Court Cases, Manufacturing, MENA (Middle East & North Africa) - Written by Barry & Richard on Tuesday, December 21, 2010 5:37 - 0 Comments
BAe Sentence: Our analysis
This morning BAe was fined at Southwark Crown Court. We attended to hear the sentence handed down.
The Judge said he was not bound by any Plea Agreement and that any deal was conditional on the acceptance of the Judge presiding. He noted that once Criminal Courts are involved control on the ultimate outcome is removed from the parties. We made this point in our post yesterday when we spoke of crossing the criminal rubicon.
BAe was fined £500,000 and ordered to pay £250,000 costs following its guilty plea in November to an offence under the now repealed Section 221 of the Companies Act 1985 (relating to failure to keep adequate books and records).
The impact of the £30 million SFO/BAe deal & moral pressure placed on the court
The Judge noted moral pressure placed upon the Court to ensure the fine it ordered was limited.
Importantly it was disclosed that under the deal between BAe and the SFO BAe agreed to pay reparations to the people of Tanzania in the sum of £30 million less any financial orders made by the Court.
The Judge noted that a larger fine would have meant depriving the people of Tanzania of the same amount.
Taking the view that the Tanzanian public had overpaid for the radar system (on the basis that they could have acquired one for much less had a payment of nearly US$13 million dollars not been paid by BAe to a third party to obtain the contract) the Judge plainly tempered the fine.
The fine will therefore be deducted from the £30 million BAe has already agreed to pay in reparations to the people of Tanzania under the deal with the SFO.
The net net
The outcome reflects the Plea Agreement that BAe reached with the SFO as part of its settlement with both the SFO and the US DOJ.
The SFO will be disappointed with the receipt of further judicial criticism but it and BAe will be pleased to have put this episode behind them.
As Richard Alderman, Director of the SFO said: “I am delighted that the Judge stressed the seriousness of BAE’s actions and that he recognised that the true victims were the people of Tanzania”.
While the Plea Agreement was essentially approved by the Mr. Justice Bean this was not before some judicial criticism.
The Judge said that the Plea Agreement had been loosely and hastily drafted (referring to terms in the agreement which were undefined) and noted that at the heart of the agreement is a deal that there will be no further investigations or prosecution for any of BAe’s conduct before February 2010.
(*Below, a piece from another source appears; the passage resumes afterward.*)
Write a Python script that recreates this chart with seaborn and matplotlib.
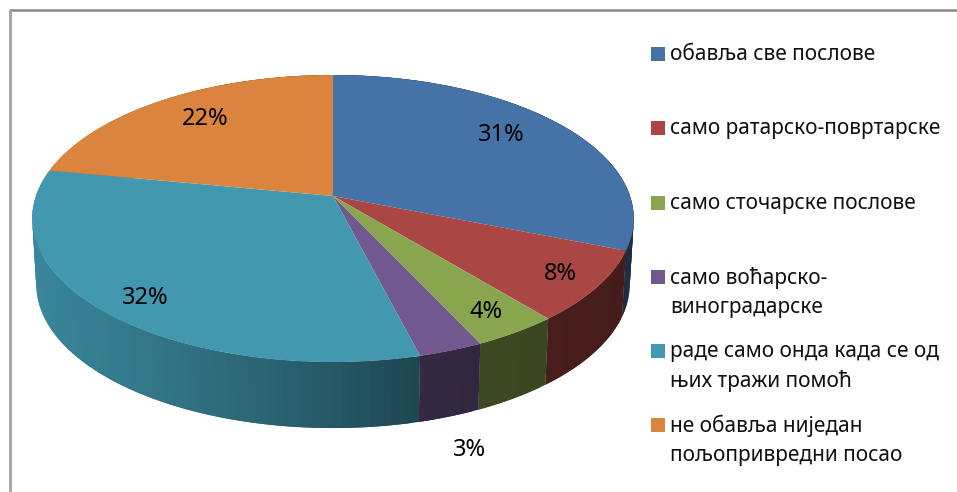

The Judge commented that he was surprised to find such a blanket “indemnity” (as they are called in the UK) in the Plea Agreement noting that the US equivalent agreement was far narrower.
The sentence today marks the closure of a lengthy and controversial chapter for BAe and the SFO. Notwithstanding the judicial criticism and the repeated declarations by the Courts that Plea Agreements do not bind them, in this case, Innospec, Mabey & Johnson and in Dougall, it is noteworthy that to all intents and purposes the agreement reached between the SFO and the defendants is ultimately approved by the Courts (although there have been a few hiccups along the way).
The UK position is nuanced and there is a large amount of legal wrangling to get the correct result but the outcome in this case is good news for business. It demonstrates that deals can be reached with more certainty than some legal commentary would suggest.
We have always been of this view. They are just a little complicated to put together!
Civil vs. criminal
While there can be no total certainty for corporates entering into a Plea Agreement in a criminal prosecution context the percentage chance of the agreed outcome at present, based on cases to date, is running at 100%!
A civil settlement offers potentially greater certainty since the court is not being asked to exercise its sentencing power but merely, in effect, to seal a consent order between the parties. For a Court to go beyond this remit exercising its inherent discretion and jurisdiction would be truly exceptional.